Mais de 500 investigadores distribuídos por toda a geografia espanhola e italiana participaram de forma altruísta no ensaio REBOOT. Um total de 109 hospitais (74 em Espanha e 35 em Itália) recrutaram 8.505 pacientes. A participação italiana foi coordenada pelo Instituto Mario Negri de Milão, liderado pelo cardiologista Roberto Latini, graças a um acordo de colaboração com o CNIC.
O CNIC, através da sua Unidade de Coordenação de Ensaios Clínicos (UCEC), liderou a logística e a gestão do ensaio, demonstrando assim a capacidade do sistema científico espanhol para promover estudos clínicos com impacto internacional. Esta unidade do CNIC consolidou-se como um entidade fundamental na coordenação de megaensaios clínicos em cardiologia com objetivos meramente científicos. A colaboração entre o CNIC, a Sociedade Espanhola de Cardiologia (SEC) e o CIBERCV foi fundamental para o sucesso do projeto.
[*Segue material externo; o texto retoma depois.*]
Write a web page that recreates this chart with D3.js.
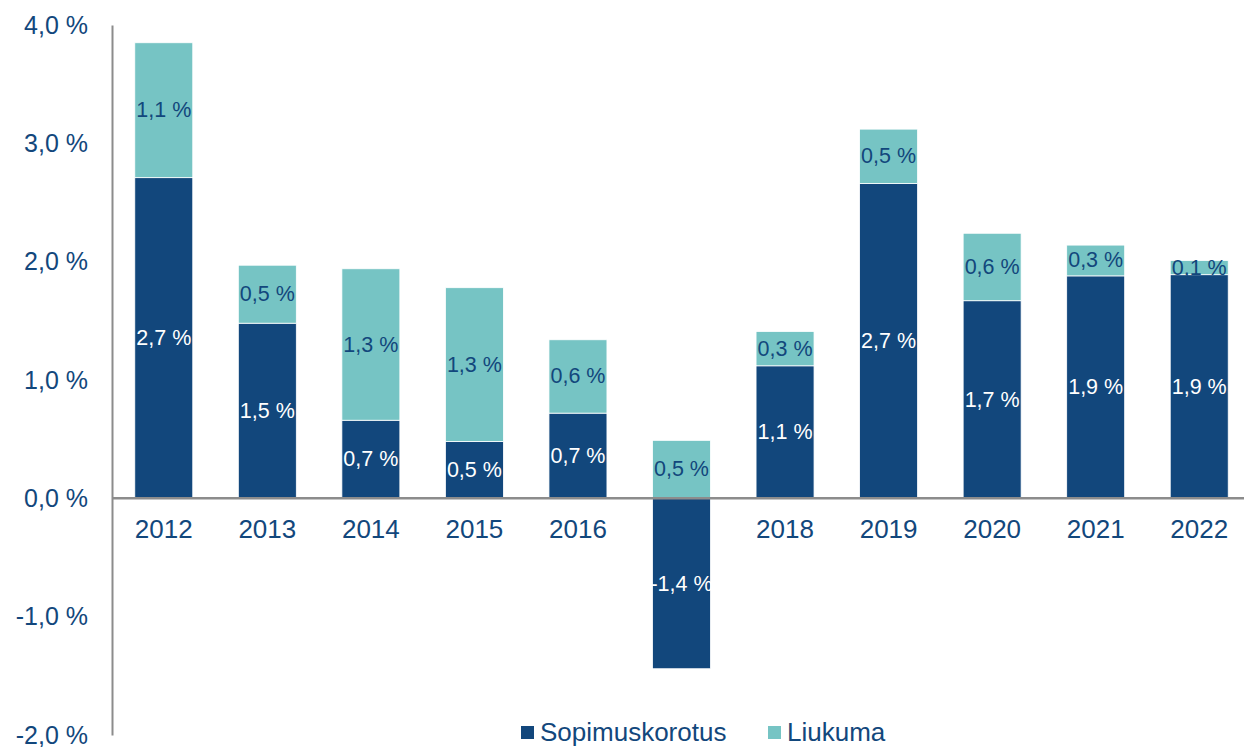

Para o presidente da SEC, Dr. Luis Rodríguez Padial, «o REBOOT não só muda o tratamento do enfarte, mas também a forma de conceber e realizar ensaios clínicos em Espanha». Por seu lado, o Dr. Valentín Fuster, diretor-geral do CNIC e presidente do Mount Sinai Fuster Heart Hospital e um dos investigadores seniores do REBOOT, indicou que «este ensaio irá mudar todas as diretrizes clínicas internacionais e junta-se a outros grandes ensaios liderados pelo CNIC, como o estudo SECURE com a polipílula e o DapaTAVI, que envolve a inibição do SGLT2 em associação com o TAVI, que já transformaram a abordagem das doenças cardiovasculares em todo o mundo».
O ensaio foi financiado pelo Centro Nacional de Investigaciones Cardiovasculares Carlos III (CNIC), um centro afiliado ao Instituto de Salud Carlos III (ISCIII), organismo dependente do Ministério da Ciência, Inovação e Universidades.